Posted by: Benji Wang | September 7, 2005 11:26 PM
Danny, thank you for this wonderful essay. I've learned a lot just from a first read through. Off to hatch - cross-hatch, that is.
Posted by: Loretta | September 8, 2005 07:46 AM
A nice clear and concise explanation of crosshatching if I ever saw one. Thanks for writing this!
Posted by: Miyuki F. | September 8, 2005 02:02 PM
What fabulous examples! I usually can't stand to crosshatch, too slow and non-spontaneous, but these inspire me to give it another try.
Posted by: Nita | September 8, 2005 02:41 PM
Very synchronistic - I got the Guptill book thru Amazon's used book area just last week and have been loving it. I like Hogarth too - especially for the way he interprets subject. Much less rigorous than Guptill, but a real pleasure all the same.
Posted by: Karen Winters | September 9, 2005 01:58 AM
Thank you for all this wonderful information. I have read about cross hatching before but this is about the clearest I have seen.
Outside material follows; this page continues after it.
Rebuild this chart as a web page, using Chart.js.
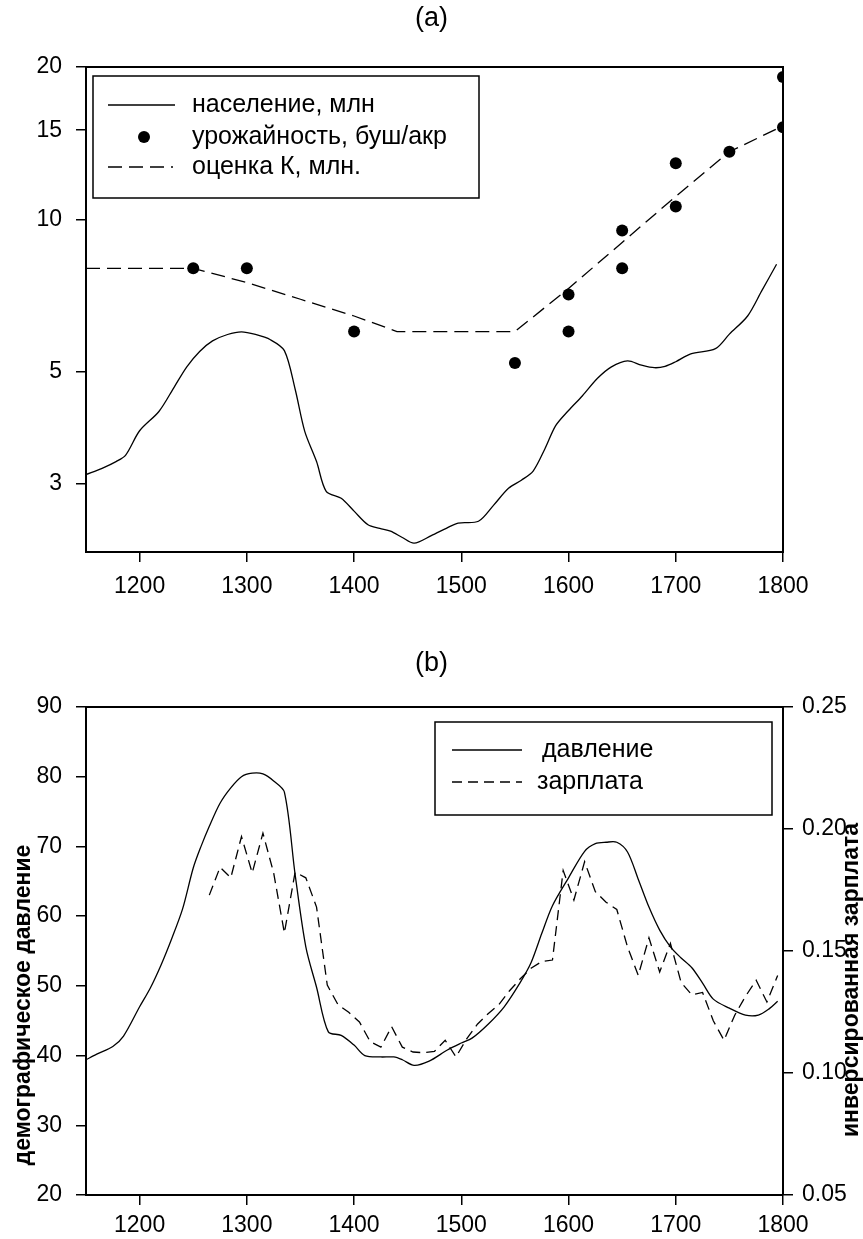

And thanks for taking the time to do it.
Teri
Posted by: Teri | September 9, 2005 11:27 AM
I'm new to drawing so I appreciate your post very much.
Posted by: Justyna | September 9, 2005 03:07 PM
Danny, you are a gifted writer/explainer. What a generous post this is! Thanks so much for putting this together. It must have taken a long time! I've been practicing cross hatching since reading it!